To create the realistic casino-like environment required, hosts must, in practice, stand at the tables on camera for eight hours a day. Workers claim they are penalized for needing to leave, even for health reasons. Over time, these violations can add up and workers can lose their jobs, they allege.
“You need to talk all the time. Even if during the betting time, even the six seconds, you’re quiet, you will lose a point, and that means you will lose part of the salary,” says Tamar Ansiani, a game host who is among the striking workers.
In 2022, a dealer fainted at one of the tables live on camera during her shift. Ansiani alleges that other employees were not allowed to leave their own tables to help her, and those that did were penalized.
“Management,” she says, “doesn’t treat us like humans.”
Other employees reported alleged water leaking onto electrical equipment and shared photos of bug bites that they claim came from working at Evolution’s office.
Ansiani was on hunger strike as part of the protests, even sewing her own mouth with a stitch, but broke her fasting after more than two weeks without food.
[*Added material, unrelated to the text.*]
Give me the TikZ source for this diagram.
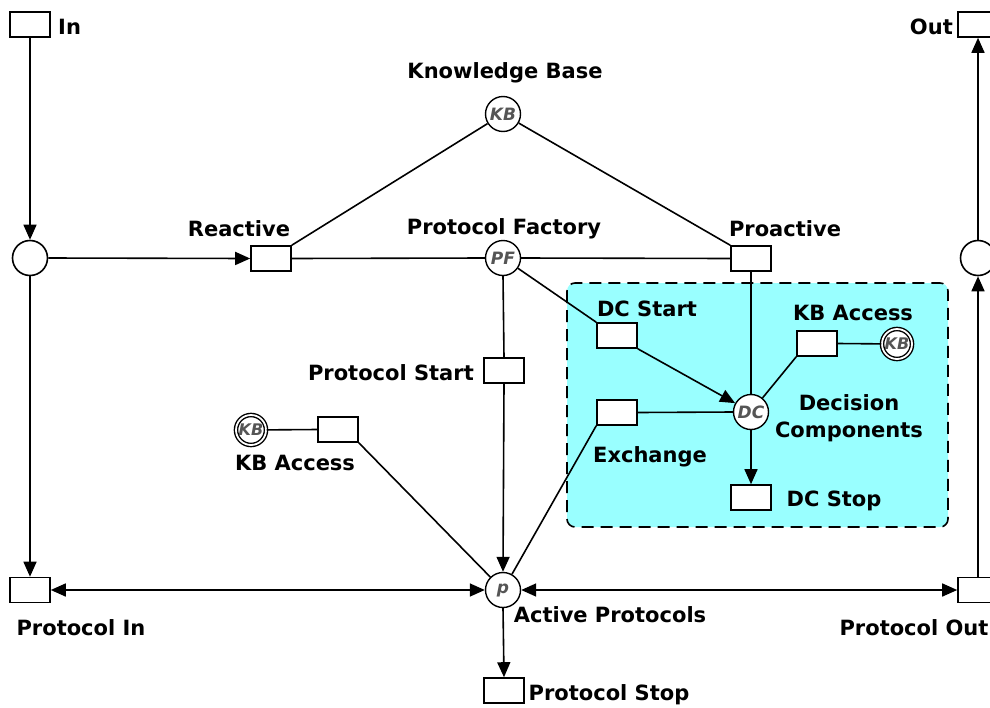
\documentclass[tikz,border=0pt]{standalone}
\usepackage{fontspec}
\setmainfont{DejaVu Sans}
\usetikzlibrary{arrows.meta}
\definecolor{boxcyan}{RGB}{153,255,255}
\definecolor{tokgray}{RGB}{85,85,85}
\tikzset{
  trans/.style={draw, line width=1.6pt, fill=white, minimum width=40pt, minimum height=25pt, inner sep=0pt},
  place/.style={circle, draw, line width=1.6pt, fill=white, minimum size=35pt, inner sep=0pt},
  tok/.style={circle, draw, line width=1.4pt, fill=white, minimum size=35pt, inner sep=0pt,
    font=\fontsize{17}{17}\selectfont\bfseries\itshape, text=tokgray},
  dtok/.style={tok, double, double distance=1.8pt, minimum size=30pt, font=\fontsize{16}{16}\selectfont\bfseries\itshape},
  lbl/.style={font=\fontsize{21}{21}\selectfont\bfseries, inner sep=0pt},
  conn/.style={line width=1.6pt},
  arr/.style={conn, -{Triangle[length=15pt,width=13pt]}},
  darr/.style={conn, {Triangle[length=15pt,width=13pt]}-{Triangle[length=15pt,width=13pt]}},
  group/.style={draw, dashed, dash pattern=on 12pt off 7pt, line width=1.6pt, fill=boxcyan, rounded corners=8pt}
}
\begin{document}
\begin{tikzpicture}[x=1pt,y=-1pt]
\useasboundingbox (0,0) rectangle (990,707);
\fill[white] (0,0) rectangle (990,707);

% decision components group
\draw[group] (567,283) rectangle (948,527);

% transitions and places
\node[trans] (in) at (30,24.5) {};
\node[place] (pl) at (30,258) {};
\node[trans] (reactive) at (271,258.5) {};
\node[tok] (kb) at (503,114) {KB};
\node[tok] (pf) at (503,258) {PF};
\node[trans] (proactive) at (751,258.5) {};
\node[trans] (pstart) at (504,370.5) {};
\node[trans] (dcstart) at (617,335.5) {};
\node[trans] (kbacc2) at (817,343.5) {};
\node[dtok] (kb2) at (897,344) {KB};
\node[tok] (dc) at (751,412) {DC};
\node[trans] (exch) at (617,412.5) {};
\node[trans] (dcstop) at (751,497.5) {};
\node[dtok] (kb1) at (251,430) {KB};
\node[trans] (kbacc1) at (338,429.5) {};
\node[tok] (p) at (503,590) {p};
\node[trans] (pstop) at (504,690.5) {};
\node[trans] (pin) at (30,590) {};
\node[trans] (pout) at (978,590) {};
\node[place] (pr) at (978,258) {};
\node[trans] (out) at (978,24.5) {};

% connectors
\draw[arr] (in.south) -- (pl.north);
\draw[arr] (pl.east) -- (reactive.west);
\draw[conn] (reactive.east) -- (pf.west);
\draw[conn] (pf.east) -- (proactive.west);
\draw[conn] (reactive.north east) -- (kb);
\draw[conn] (kb) -- (proactive.north west);
\draw[conn] (pf.south) -- (pstart.north);
\draw[arr] (pstart.south) -- (p.north);
\draw[conn] (pf) -- (dcstart.north west);
\draw[arr] (dcstart.south east) -- (dc);
\draw[conn] (proactive.south) -- (dc.north);
\draw[conn] (kbacc2.east) -- (kb2);
\draw[conn] (kbacc2.south west) -- (dc);
\draw[conn] (exch.east) -- (dc.west);
\draw[conn] (exch.south west) -- (p);
\draw[arr] (dc.south) -- (dcstop.north);
\draw[conn] (kb1) -- (kbacc1.west);
\draw[conn] (kbacc1.south east) -- (p);
\draw[arr] (p.south) -- (pstop.north);
\draw[arr] (pl.south) -- (pin.north);
\draw[darr] (pin.east) -- (p.west);
\draw[darr] (p.east) -- (pout.west);
\draw[arr] (pout.north) -- (pr.south);
\draw[arr] (pr.north) -- (out.south);

% labels
\node[lbl, anchor=west] at (58,27) {In};
\node[lbl, anchor=east] at (953,27) {Out};
\node[lbl] at (505,73) {Knowledge Base};
\node[lbl] at (239,229) {Reactive};
\node[lbl] at (504,229) {Protocol Factory};
\node[lbl] at (785,229) {Proactive};
\node[lbl] at (647,309) {DC Start};
\node[lbl] at (853,313) {KB Access};
\node[lbl, anchor=east] at (474,373) {Protocol Start};
\node[lbl, align=center] at (849,418) {Decision\\[6pt]Components};
\node[lbl] at (295,463) {KB Access};
\node[lbl] at (650,457) {Exchange};
\node[lbl] at (834,501) {DC Stop};
\node[lbl] at (81,628) {Protocol In};
\node[lbl] at (610,615) {Active Protocols};
\node[lbl] at (914,628) {Protocol Out};
\node[lbl] at (609,695) {Protocol Stop};
\end{tikzpicture}
\end{document}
She, however, remains on the picket lines.
Workers have issued a series of demands, including overtime pay for holidays, better sanitary conditions within the offices, an onsite doctor, and a pay increase of 100 percent to more closely match what dealers in brick and mortar casinos make in Tbilisi.
Evolution's Linton says that the company offers "highly competitive salaries and benefits and pays roughly double to other comparable roles in Georgia." He adds: "In addition, we offer benefits such as health insurance, free gym, free language courses and scholarships for studying alongside working. We provide a first place of work and a stepping stone for a future career for thousands of young Georgians in a work environment that we are proud of."
Lelyte, however, noted in a comment to Swedish paper Svenska Dagbladet that workers at real-life casinos make closer to $1,000 a month.